Stated task.
Would you transcribe the whole listing exactly, minus its pictures?

Dataset extract.

=======

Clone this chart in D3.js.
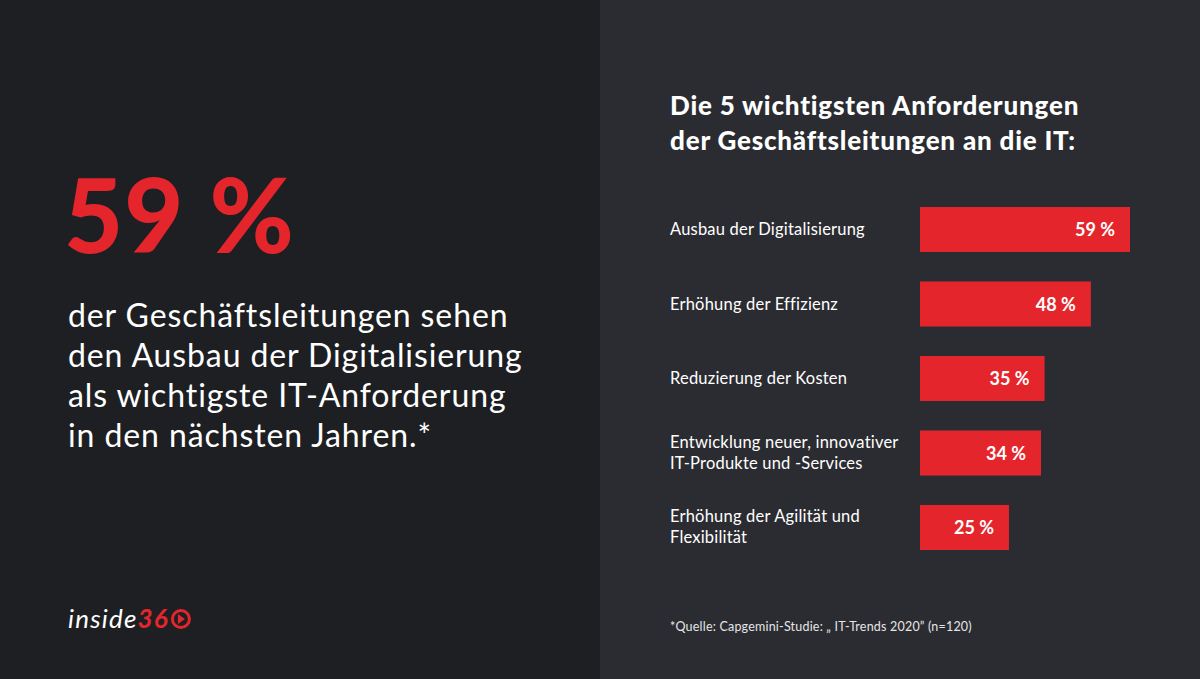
<!DOCTYPE html>
<html>
<head>
<meta charset="utf-8">
<script src="https://cdn.jsdelivr.net/npm/d3@7"></script>
<style>
  body { margin: 0; background: #1e1f23; }
  svg { display: block; font-family: Lato, "Open Sans", sans-serif; }
</style>
</head>
<body>
<div id="chart"></div>
<script>
// data
var categories = [
    ["Ausbau der Digitalisierung"],
    ["Erhöhung der Effizienz"],
    ["Reduzierung der Kosten"],
    ["Entwicklung neuer, innovativer", "IT-Produkte und -Services"],
    ["Erhöhung der Agilität und", "Flexibilität"]
];
var values = [59, 48, 35, 34, 25];
var headline = "59 %";
var bodyLines = ["der Geschäftsleitungen sehen", "den Ausbau der Digitalisierung", "als wichtigste IT-Anforderung", "in den nächsten Jahren.*"];
var titleLines = ["Die 5 wichtigsten Anforderungen", "der Geschäftsleitungen an die IT:"];
var source = "*Quelle: Capgemini-Studie: „ IT-Trends 2020” (n=120)";

var width = 1200, height = 679;
var red = "#e4262c";

var svg = d3.select("#chart").append("svg")
    .attr("width", width)
    .attr("height", height);

// two background panels
svg.append("rect").attr("width", 600).attr("height", height).attr("fill", "#1e1f23");
svg.append("rect").attr("x", 600).attr("width", 600).attr("height", height).attr("fill", "#2b2c31");

// left side: big number + text
svg.append("text")
    .attr("x", 64).attr("y", 253)
    .attr("fill", red)
    .attr("font-size", 102)
    .attr("font-weight", 900)
    .attr("letter-spacing", 1)
    .text(headline);

svg.append("g").selectAll("text")
    .data(bodyLines)
    .join("text")
    .attr("x", 68)
    .attr("y", function (d, i) { return 327 + i * 40; })
    .attr("fill", "#ffffff")
    .attr("font-size", 32)
    .attr("letter-spacing", 0.9)
    .text(function (d) { return d; });

// logo
var logo = svg.append("text")
    .attr("x", 68).attr("y", 628)
    .attr("font-size", 26)
    .attr("font-style", "italic")
    .attr("letter-spacing", 1.2);
logo.append("tspan").attr("fill", "#ffffff").text("inside");
logo.append("tspan").attr("fill", red).attr("font-weight", 700).text("36");
var logoEnd = 68 + logo.node().getComputedTextLength();
svg.append("circle").attr("cx", logoEnd + 12).attr("cy", 619).attr("r", 8.5)
    .attr("fill", "none").attr("stroke", red).attr("stroke-width", 3);
svg.append("path")
    .attr("d", "M" + (logoEnd + 9) + ",614 L" + (logoEnd + 16) + ",619 L" + (logoEnd + 9) + ",624 Z")
    .attr("fill", red);

// right side: title
svg.append("g").selectAll("text")
    .data(titleLines)
    .join("text")
    .attr("x", 670)
    .attr("y", function (d, i) { return 115 + i * 35; })
    .attr("fill", "#ffffff")
    .attr("font-size", 26)
    .attr("font-weight", 900)
    .attr("letter-spacing", 0.8)
    .text(function (d) { return d; });

// bar chart
var x = d3.scaleLinear()
    .domain([0, 59])
    .range([0, 210]);

var barX = 920, barTop = 207, step = 74.5, barH = 45;

var rows = svg.append("g").selectAll("g")
    .data(values)
    .join("g")
    .attr("transform", function (d, i) { return "translate(0," + (barTop + i * step) + ")"; });

rows.append("rect")
    .attr("x", barX)
    .attr("y", 0)
    .attr("width", function (d) { return x(d); })
    .attr("height", barH)
    .attr("fill", red);

rows.append("text")
    .attr("x", function (d) { return barX + x(d) - 15; })
    .attr("y", 29)
    .attr("text-anchor", "end")
    .attr("fill", "#ffffff")
    .attr("font-size", 18)
    .attr("font-weight", 700)
    .text(function (d) { return d + " %"; });

rows.append("g").selectAll("text")
    .data(function (d, i) { return categories[i].map(function (t, j) { return { t: t, j: j, n: categories[i].length }; }); })
    .join("text")
    .attr("x", 670)
    .attr("y", function (d) { return (d.n === 1 ? 28 : 17 + d.j * 21); })
    .attr("fill", "#ffffff")
    .attr("font-size", 16.5)
    .attr("letter-spacing", 0.2)
    .text(function (d) { return d.t; });

// footnote
svg.append("text")
    .attr("x", 670).attr("y", 631)
    .attr("fill", "#e6e6e6")
    .attr("font-size", 12.5)
    .attr("letter-spacing", 0.2)
    .text(source);
</script>
</body>
</html>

=======

Solution to this exercise.
Clone this chart in D3.js.
<!DOCTYPE html>
<html>
<head>
<meta charset="utf-8">
<script src="https://cdn.jsdelivr.net/npm/d3@7"></script>
<style>
  body { margin: 0; background: #1e1f23; }
  svg { display: block; font-family: Lato, "Open Sans", sans-serif; }
</style>
</head>
<body>
<div id="chart"></div>
<script>
// data
var categories = [
    ["Ausbau der Digitalisierung"],
    ["Erhöhung der Effizienz"],
    ["Reduzierung der Kosten"],
    ["Entwicklung neuer, innovativer", "IT-Produkte und -Services"],
    ["Erhöhung der Agilität und", "Flexibilität"]
];
var values = [59, 48, 35, 34, 25];
var headline = "59 %";
var bodyLines = ["der Geschäftsleitungen sehen", "den Ausbau der Digitalisierung", "als wichtigste IT-Anforderung", "in den nächsten Jahren.*"];
var titleLines = ["Die 5 wichtigsten Anforderungen", "der Geschäftsleitungen an die IT:"];
var source = "*Quelle: Capgemini-Studie: „ IT-Trends 2020” (n=120)";

var width = 1200, height = 679;
var red = "#e4262c";

var svg = d3.select("#chart").append("svg")
    .attr("width", width)
    .attr("height", height);

// two background panels
svg.append("rect").attr("width", 600).attr("height", height).attr("fill", "#1e1f23");
svg.append("rect").attr("x", 600).attr("width", 600).attr("height", height).attr("fill", "#2b2c31");

// left side: big number + text
svg.append("text")
    .attr("x", 64).attr("y", 253)
    .attr("fill", red)
    .attr("font-size", 102)
    .attr("font-weight", 900)
    .attr("letter-spacing", 1)
    .text(headline);

svg.append("g").selectAll("text")
    .data(bodyLines)
    .join("text")
    .attr("x", 68)
    .attr("y", function (d, i) { return 327 + i * 40; })
    .attr("fill", "#ffffff")
    .attr("font-size", 32)
    .attr("letter-spacing", 0.9)
    .text(function (d) { return d; });

// logo
var logo = svg.append("text")
    .attr("x", 68).attr("y", 628)
    .attr("font-size", 26)
    .attr("font-style", "italic")
    .attr("letter-spacing", 1.2);
logo.append("tspan").attr("fill", "#ffffff").text("inside");
logo.append("tspan").attr("fill", red).attr("font-weight", 700).text("36");
var logoEnd = 68 + logo.node().getComputedTextLength();
svg.append("circle").attr("cx", logoEnd + 12).attr("cy", 619).attr("r", 8.5)
    .attr("fill", "none").attr("stroke", red).attr("stroke-width", 3);
svg.append("path")
    .attr("d", "M" + (logoEnd + 9) + ",614 L" + (logoEnd + 16) + ",619 L" + (logoEnd + 9) + ",624 Z")
    .attr("fill", red);

// right side: title
svg.append("g").selectAll("text")
    .data(titleLines)
    .join("text")
    .attr("x", 670)
    .attr("y", function (d, i) { return 115 + i * 35; })
    .attr("fill", "#ffffff")
    .attr("font-size", 26)
    .attr("font-weight", 900)
    .attr("letter-spacing", 0.8)
    .text(function (d) { return d; });

// bar chart
var x = d3.scaleLinear()
    .domain([0, 59])
    .range([0, 210]);

var barX = 920, barTop = 207, step = 74.5, barH = 45;

var rows = svg.append("g").selectAll("g")
    .data(values)
    .join("g")
    .attr("transform", function (d, i) { return "translate(0," + (barTop + i * step) + ")"; });

rows.append("rect")
    .attr("x", barX)
    .attr("y", 0)
    .attr("width", function (d) { return x(d); })
    .attr("height", barH)
    .attr("fill", red);

rows.append("text")
    .attr("x", function (d) { return barX + x(d) - 15; })
    .attr("y", 29)
    .attr("text-anchor", "end")
    .attr("fill", "#ffffff")
    .attr("font-size", 18)
    .attr("font-weight", 700)
    .text(function (d) { return d + " %"; });

rows.append("g").selectAll("text")
    .data(function (d, i) { return categories[i].map(function (t, j) { return { t: t, j: j, n: categories[i].length }; }); })
    .join("text")
    .attr("x", 670)
    .attr("y", function (d) { return (d.n === 1 ? 28 : 17 + d.j * 21); })
    .attr("fill", "#ffffff")
    .attr("font-size", 16.5)
    .attr("letter-spacing", 0.2)
    .text(function (d) { return d.t; });

// footnote
svg.append("text")
    .attr("x", 670).attr("y", 631)
    .attr("fill", "#e6e6e6")
    .attr("font-size", 12.5)
    .attr("letter-spacing", 0.2)
    .text(source);
</script>
</body>
</html>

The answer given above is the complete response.